One format in which an image may be captured is the wide-angle format. A wide-angle lens is a lens configured with a decreased focal length, such that it captures a wider field of view than more conventional lenses. A wider field of view allows more of an environment to be captured in a given image, which may be beneficial for many applications. For example, in a security application where camera coverage of a given room is desired, use of a wide-angle lens may allow the coverage to be achieved with fewer cameras.
Yet, to achieve a wider field of view, a wide-angle lens generally must introduce perspective distortion into the image, causing the portion of the image that is located at the center to appear abnormally enlarged, and portions of the image towards the edges to appear abnormally compressed. Such distortion gives wide-angle images a distinctive convex appearance that is distracting to many viewers.
One particular type of wide-angle image is a Fish-Eye image, where the field of view has been extended to the extreme. A Fish-Eye image typically encompasses about a 180-degree (i.e., hemispherical) field of view, though some Fish-Eye images encompass a field of view that is somewhat greater or lesser in angle. Indeed, some known specialty Fish-Eye lenses produce images with a 220-degree field of view, while other known Fish-Eye lenses produce images with fields of view of only 150-degrees. A Fish-Eye image achieves its extremely wide field of view at the trade off of perspective distortion, which is typically severe. Thus, Fish-Eye images are typically characterized as curvilinear, where straight lines in the environment are represented as distinctly curved lines in the image. Despite this distortion, the benefits of Fish-Eye images make them desirable in a variety application. Fish-Eye lenses and the images they produce are particularly suited for a variety of applications in the fields of security, automotive, virtual reality, virtual tours, and scientific research.
Sometimes, it may be desirable to manipulate a Fish-Eye or other wide-angle image to remove some of the perspective distortion in a region of the image, and create a rectilinear image from the region. A rectilinear image is one where vertical, horizontal, and diagonal lines in the environment are displayed as substantially straight lines in the image. In order to represent these lines as substantially straight, a rectilinear image is restricted to a significantly smaller field of view than a Fish-Eye image. Yet, since rectilinear images are generally perceived by viewers to be “normal” (i.e. “correct”) images, they are widely used in photography, cinema, and other applications. Accordingly, conversion of a region of a Fish-Eye or other wide-angle image to a rectilinear image is often desirable. Such a conversion is sometimes referred to as dewarping the image, though the term may have other connotations in different contexts.

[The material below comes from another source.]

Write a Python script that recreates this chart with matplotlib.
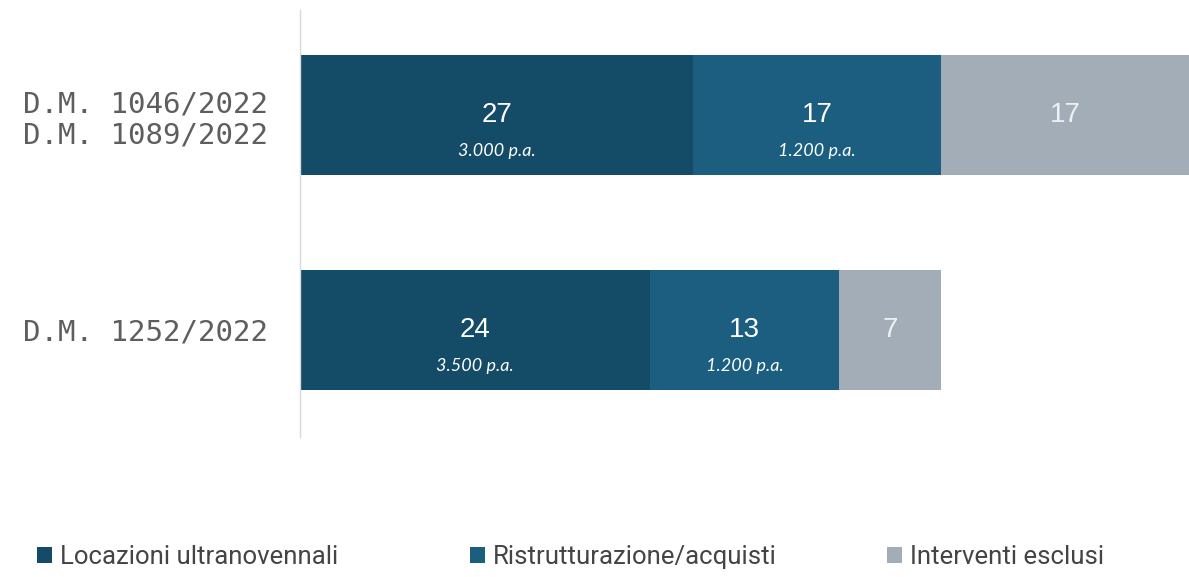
import matplotlib.pyplot as plt
import numpy as np

categorie = ["D.M. 1046/2022\nD.M. 1089/2022", "D.M. 1252/2022"]
serie = ["Locazioni ultranovennali", "Ristrutturazione/acquisti", "Interventi esclusi"]
locazioni = [27, 24]
ristrutturazione = [17, 13]
esclusi = [17, 7]
posti_locazioni = ["3.000 p.a.", "3.500 p.a."]
posti_ristrutt = ["1.200 p.a.", "1.200 p.a."]

colori = ["#144b66", "#1b5e80", "#a3adb8"]
col_testo = ["white", "white", "#eef1f4"]

fig = plt.figure(figsize=(11.89, 5.77), dpi=100)
ax = fig.add_axes([0.2523, 0.2426, 0.7477, 0.7401])

y = np.arange(len(categorie))
valori = [locazioni, ristrutturazione, esclusi]
sub = [posti_locazioni, posti_ristrutt, None]
left = np.zeros(len(categorie))
barre = []
for i, vals in enumerate(valori):
    vals = np.array(vals)
    b = ax.barh(y, vals, left=left, height=0.558, color=colori[i], label=serie[i])
    barre.append(b)
    for j, v in enumerate(vals):
        xc = left[j] + v / 2
        ax.annotate(str(v), (xc, y[j]), xytext=(0, 0), textcoords="offset points",
                    ha="center", va="center", fontsize=20, color=col_testo[i],
                    family="Liberation Sans")
        if sub[i] is not None:
            ax.annotate(sub[i][j], (xc, y[j]), xytext=(0, -26), textcoords="offset points",
                        ha="center", va="center", fontsize=13, style="italic",
                        color="white", family="Lato")
    left += vals

ax.set_xlim(0, 61)
ax.set_ylim(1.5, -0.49)
ax.set_yticks(y)
ax.set_yticklabels(categorie, family="DejaVu Sans Mono", fontsize=21, color="#5e5e5e",
                   linespacing=1.15)
ax.tick_params(axis="y", length=0, pad=23)
ax.set_xticks([])
for s in ["top", "right", "bottom"]:
    ax.spines[s].set_visible(False)
ax.spines["left"].set_color("#d9d9d9")
ax.spines["left"].set_linewidth(1)

# legenda: tre voci piazzate a mano
pos_x = [37 / 1189, 470 / 1189, 887 / 1189]
for b, nome, px in zip(barre, serie, pos_x):
    fig.legend([b], [nome], loc="center left", bbox_to_anchor=(px, 0.035), frameon=False,
               prop={"family": "Roboto", "size": 18.5}, handlelength=0.6, handleheight=0.6,
               handletextpad=0.3, borderpad=0, borderaxespad=0, labelcolor="#444444")

fig.savefig("out.png", dpi=100)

Several techniques are known for converting a Fish-Eye or other wide-angle image to a rectilinear image, yet these known techniques have shortcomings. In particular, they typically lack an intuitive way to specify the particular region of the Fish-Eye or other wide-angle image from which to construct the rectilinear image. Often, prior techniques require one to specify the size and orientation of such a region in terms of a variety of obscure angles and lengths that have little meaning to those outside of the field of optics. Accordingly, such prior techniques are generally unsuitable for users that have general computer training, but lack special knowledge of optics.